Required work:
Where a line contains the word "React", copy that line.

=== Data lines ===

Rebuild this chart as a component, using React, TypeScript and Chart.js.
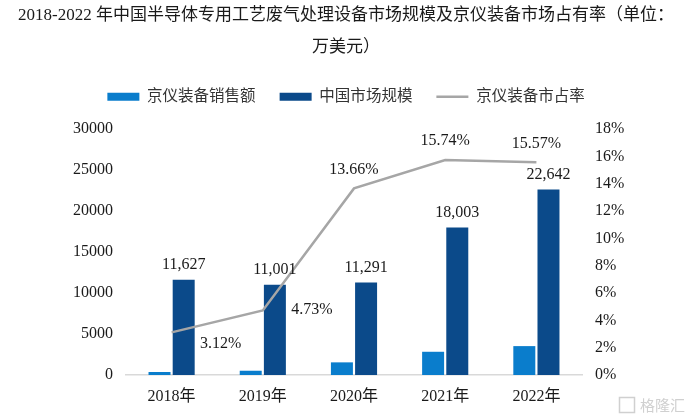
import React, { useEffect, useRef } from "react";
import { Chart, registerables } from "chart.js";

Chart.register(...registerables);

const categories = ["2018年", "2019年", "2020年", "2021年", "2022年"];
const salesValues = [363, 520, 1542, 2834, 3525];
const marketValues = [11627, 11001, 11291, 18003, 22642];
const shareValues = [3.12, 4.73, 13.66, 15.74, 15.57];
const titleLines = [
  "2018-2022 年中国半导体专用工艺废气处理设备市场规模及京仪装备市场占有率（单位：",
  "万美元）",
];
const seriesNames = ["京仪装备销售额", "中国市场规模", "京仪装备市占率"];
// label placement for share labels: "above" or "right"
const shareLabelPlacement = ["right", "right", "above", "above", "above"];

const SERIF = "'Liberation Serif', 'Noto Sans CJK SC', serif";
const LIGHT = "#0A7DCC";
const DARK = "#0B4A8A";
const GREY = "#A6A6A6";

const labelPlugin = {
  id: "valueLabels",
  afterDatasetsDraw(chart: any) {
    const ctx = chart.ctx;
    ctx.save();
    ctx.font = `16px ${SERIF}`;
    ctx.fillStyle = "#1a1a1a";
    ctx.textBaseline = "middle";
    ctx.textAlign = "center";
    const barMeta = chart.getDatasetMeta(1);
    barMeta.data.forEach((el: any, i: number) => {
      ctx.fillText(marketValues[i].toLocaleString("en-US"), el.x, el.y - 15);
    });
    const lineMeta = chart.getDatasetMeta(2);
    lineMeta.data.forEach((el: any, i: number) => {
      const txt = shareValues[i].toFixed(2) + "%";
      if (shareLabelPlacement[i] === "above") {
        ctx.fillText(txt, el.x, el.y - 19);
      } else {
        ctx.fillText(txt, el.x + 49, i === 0 ? el.y + 11 : el.y - 1);
      }
    });
    // watermark
    ctx.font = `15px 'Noto Sans CJK SC', sans-serif`;
    ctx.fillStyle = "#D0D0D0";
    ctx.textAlign = "left";
    ctx.fillText("格隆汇", 640, 405);
    ctx.strokeStyle = "#D0D0D0";
    ctx.lineWidth = 1.5;
    ctx.strokeRect(619.5, 397.5, 15, 15);
    ctx.restore();
  },
};

export default function App() {
  const ref = useRef<HTMLCanvasElement | null>(null);
  useEffect(() => {
    const chart = new Chart(ref.current as HTMLCanvasElement, {
      type: "bar",
      data: {
        labels: categories,
        datasets: [
          {
            type: "bar",
            label: seriesNames[0],
            data: salesValues,
            backgroundColor: LIGHT,
            yAxisID: "y",
            categoryPercentage: 0.53,
            barPercentage: 0.91,
            pointStyle: "rect",
            order: 2,
          } as any,
          {
            type: "bar",
            label: seriesNames[1],
            data: marketValues,
            backgroundColor: DARK,
            yAxisID: "y",
            categoryPercentage: 0.53,
            barPercentage: 0.91,
            pointStyle: "rect",
            order: 2,
          } as any,
          {
            type: "line",
            label: seriesNames[2],
            data: shareValues,
            borderColor: GREY,
            backgroundColor: GREY,
            borderWidth: 2.5,
            pointRadius: 0,
            pointStyle: "line",
            yAxisID: "y1",
            tension: 0,
            order: 1,
          } as any,
        ],
      },
      options: {
        animation: false,
        responsive: false,
        maintainAspectRatio: false,
        layout: { padding: { left: 0, right: 0, top: 0, bottom: 0 } },
        plugins: {
          title: {
            display: true,
            text: titleLines,
            font: { family: SERIF, size: 17, weight: "normal", lineHeight: 1.88 },
            color: "#1a1a1a",
            padding: { top: 0, bottom: 1 },
          },
          subtitle: {
            display: true,
            text: "",
            weight: 0,
            position: "top",
            font: { size: 1, lineHeight: 1 },
            padding: { top: 0, bottom: 13.7 },
          },
          legend: {
            display: true,
            labels: {
              usePointStyle: true,
              pointStyleWidth: 32,
              boxHeight: 8,
              font: { family: SERIF, size: 15.5 },
              color: "#333",
              padding: 24,
              sort: (a: any, b: any) => a.datasetIndex - b.datasetIndex,
            },
          },
          tooltip: { enabled: false },
        },
        scales: {
          x: {
            grid: { display: false, drawTicks: false },
            border: { display: true, color: "#D9D9D9", width: 1.5 },
            ticks: { font: { family: SERIF, size: 16 }, color: "#1a1a1a", padding: 12 },
            afterFit(scale: any) {
              scale.height = 44;
            },
          },
          y: {
            position: "left",
            min: 0,
            max: 30000,
            grid: { display: false, drawTicks: false },
            border: { display: false },
            ticks: {
              stepSize: 5000,
              font: { family: SERIF, size: 16 },
              color: "#1a1a1a",
              padding: 13,
              callback: (v: any) => String(v),
            },
            afterFit(scale: any) {
              scale.width = 126;
            },
          },
          y1: {
            position: "right",
            min: 0,
            max: 18,
            grid: { display: false, drawTicks: false },
            border: { display: false },
            ticks: {
              stepSize: 2,
              font: { family: SERIF, size: 16 },
              color: "#1a1a1a",
              padding: 13,
              callback: (v: any) => v + "%",
            },
            afterFit(scale: any) {
              scale.width = 110;
            },
          },
        },
      } as any,
      plugins: [labelPlugin],
    });
    return () => chart.destroy();
  }, []);
  return (
    <div style={{ position: "fixed", left: 0, top: 0, width: 692, height: 419, background: "#fff" }}>
      <canvas ref={ref} width={692} height={419} style={{ width: 692, height: 419 }} />
    </div>
  );
}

===

Answer to this problem:
Rebuild this chart as a component, using React, TypeScript and Chart.js.
import React, { useEffect, useRef } from "react";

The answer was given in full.